After Mr. Hussein's fall, interim Iraqi leaders accused Iran of opening its borders to militants crossing into Iraq and supporting the insurgency. Analysts say that in the aftermath of the 2003 US invasion, Iran believed that it might be the US's next target, and so set up networks that could apply pressure in Iraq, if a decision was made to do so.

Iran analysts described Tehran's aim as "managed chaos," a tricky balancing act that would keep US forces and officials tied down in Iraq, but not spark the kind of breakdown that would threaten Iran. That undeclared policy seems to have shifted during the Iraq election period last January, which brought the current Iran-friendly government to power.

"We will not allow terrorists to use our lands to access Iraq," Kharrazi told his hosts. "We will watch our borders and will arrest infiltrators, because securing Iraq is securing [Iran].

"Had the Islamic Republic of Iran exploited the situation in Iraq to interfere in Iraq's affairs and allow terrorists to enter Iraq from Iran," Kharrazi added, "the situation in Iraq would have been much worse."

While the military is focusing now on rebels streaming in from Syria, Iraq's foreign minister Hoshyar Zebari said that "infiltrations occur [from Iran] but we cannot say that these operations take place with the approval of the [Iranian] government."

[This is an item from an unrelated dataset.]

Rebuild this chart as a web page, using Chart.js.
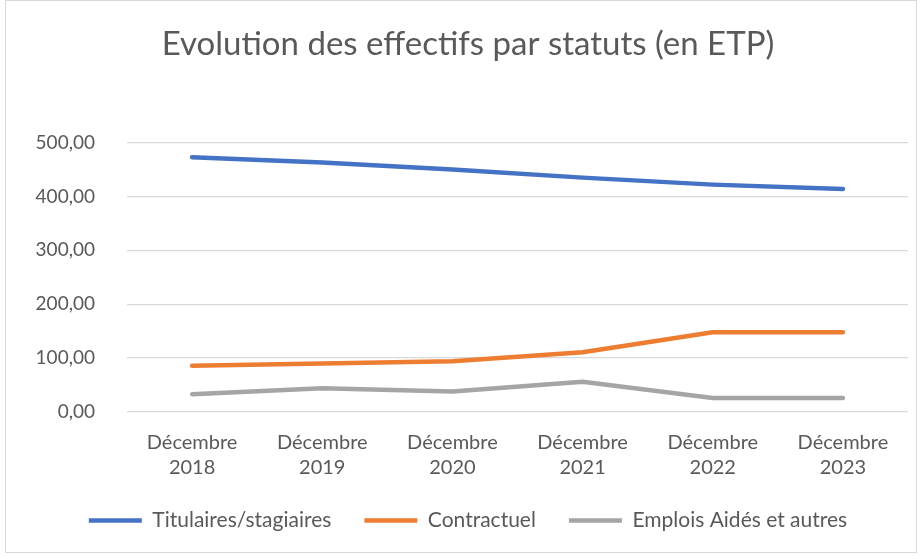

Mr. Zebari added: "We are sure the Islamic Republic does not want Al Qaeda and Abu Musab al-Zarqawi on our lands."

Part of Kharrazi's message appeared designed for the US, which has been pushing to have Iran brought before the UN Security Council to answer charges that Tehran is using its nuclear-power program as a cover to build nuclear weapons.

Kharrazi made clear that the US would "eventually withdraw" from Iraq, but that Iran, as Iraq's neighbor, would always "live with the Iraqis."

"I'm not sure how much of the [Iran-Iraq warmth] is love and real friendliness," says Ali Ansari, an Iran expert at St. Andrews University in Scotland. "The Iranians are making the most of it, reminding the Americans and Europeans that if things get hot on the nuclear issue, that Iran has a big influence in Iraq."

In an interview with Reuters, Iranian Presidential front-runner Ali Akbar Hashemi Rafsanjani Thursday said that Iran "cannot ignore" the US, and that Iran would "feel that America has given up its hostile policies" if the US "begin[s] to adopt positive behavior rather than doing evil."

But how great is Iran's influence with Iraq's leadership?

Iraqi Prime Minister Ibrahim al-Jaafari for years led an anti-Hussein group in Iran. In the early 1980s, the intelligence services of Ayatollah Ruhollah Khomeini - leader of Iran's 1979 Islamic revolution - created the Supreme Council for the Islamic Revolution in Iraq (SCIRI) and its military wing, the Badr Brigades, from which many of Iraq's top leaders now come.

On the Kurdish side, Iran has had the closest ties with the Patriotic Union of Kurdistan lead by Jalal Talabani, Iraq's new president. In 1996, when Iraqi forces launched an offensive into the Kurdish north, this correspondent met Mr. Talabani in northern Iraq, just strides away from the Iranian border.

Parallel anti-Hussein efforts were covertly funded and supported by the US, most notably with Deputy Prime Minister Ahmad Chalabi (who also has close Iran ties, and has been accused of giving US intelligence to Iran) and former Prime Minister Ayad Allawi.

Last week, during a visit to Iran, Talabani declared that it "feels good to be home."

While supporting the new Iraqi government, Tehran is torn by internal debate as it weighs the risks of "managed chaos" - and the seriousness of continuing US rhetoric against the Islamic regime - while recognizing that the "best way to get the Americans out of Iraq is to let it reach a certain level of stability," says the ICG's Sadjadpour.

"When Iran has a friend in power [in Iraq], they want to see that government succeed. And when Iran wants to flex its muscles in Iraq, it can," says Sadjadpour. "The danger is if there is heightened tension between the US and Iran. The battlefield for that will be in Iraq."